Gransnet forums

Grandparenting

Growing Up!

(34 Posts)
MickyT Wed 09-Jul-25 09:31:25

I think you'll find most grandchildren don't want to be organised, let them chill and do their own thing, they'll soon ask if they want you to do something with them, or take them somewhere

M0nica Wed 09-Jul-25 09:17:55

They are moving towards puberty and being teenagers. This kind of behaviour goes with the territory.

Even the attraction of a dog palls at this age.

Calendargirl Wed 09-Jul-25 07:13:10

It’s called ‘growing up’.

Plus by the time they are the age the OP quotes, they are moving on from primary to secondary school. And the GP’s just aren’t quite so interesting as they were when the children were younger.

A bit sad, but part of life.

Doodledog Wed 09-Jul-25 04:49:02

When I came home from work I craved a bit of ‘me time’. I’m an introverted extrovert and after a full day of performance, interaction and general availability I had often had enough.

The life stage the family was at sometimes made this impossible, but I would never knowingly deny others the chance to ‘decompress’ if they need it.

I think that adults have to be there (with all that that entails) for children, not the other way round. I love board games but my children most emphatically do not😂. They humour me at Christmas but otherwise I’m on my own.

cornergran Wed 09-Jul-25 00:30:46

Our ten year old just wants to chill after school either with tv or a game he plays alone. He’s had enough of interacting with people. After his tea he becomes more sociable. I can understand the need for his own space being created in this way. He’s not bored, just managing the day.

Elowen33 Tue 08-Jul-25 22:58:26

I would let them watch tv or use their phones, it is what they want to do and need some time just to do what they want after a day at school.

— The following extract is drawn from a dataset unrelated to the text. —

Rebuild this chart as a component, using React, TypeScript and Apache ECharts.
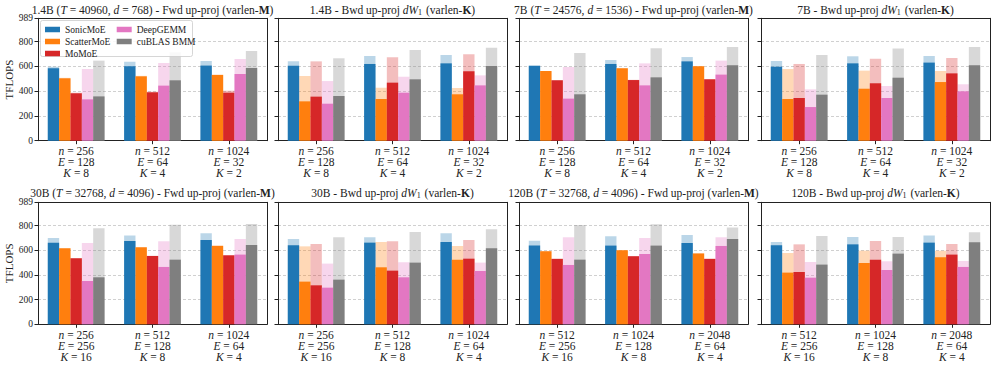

keepingquiet Tue 08-Jul-25 22:14:30

I was recently staying with a friend. Her two GDs came back from school and just went to sit in the lounge- their GPs left them to just chill out. They were waiting to go off to dancing class.
I spoke to them for a few minutes and they seemed keen to chat but there were no activities. They didn't seem bored either. I think it is important to have down time too- teaching kids how to chill out and relax is just as important than having do things all the time.

Lathyrus3 Tue 08-Jul-25 22:13:48

Personally I’d sit down and watch tv with them. All kinds of conversation comes up.

Or subscribe to an online games site like Boardgame Arena and play together on your phones. Why that is better than an actual board game I don’t know, but it is 🤔

Or just leave them to chill out so that they are happy and relaxed at your house.

nannyg1 Tue 08-Jul-25 21:05:20

Just lately I get the feeling the GC are a bit bored when they come to us after school - they are 12 and 10, boy and girl respectively. They no longer want to play board games, the GS has an iPhone - say no more! I don't object to a "chill out" after a long day at school, but it seems they both want to be glued to the telly or in GS case, to the phone. Sometimes they like to help with dinner, but not always. Their other gran has a dog - we can't compete with that :-) - I just get the feeling they're drifting away from us. It's fine over the long holidays - I always have a detailed plan for the days we have them. Any suggestions to drag them away from the tv and the device for those few hours after school? I read with interest the magazines some of you are subscribing to for your GC - that would give us another shared interest!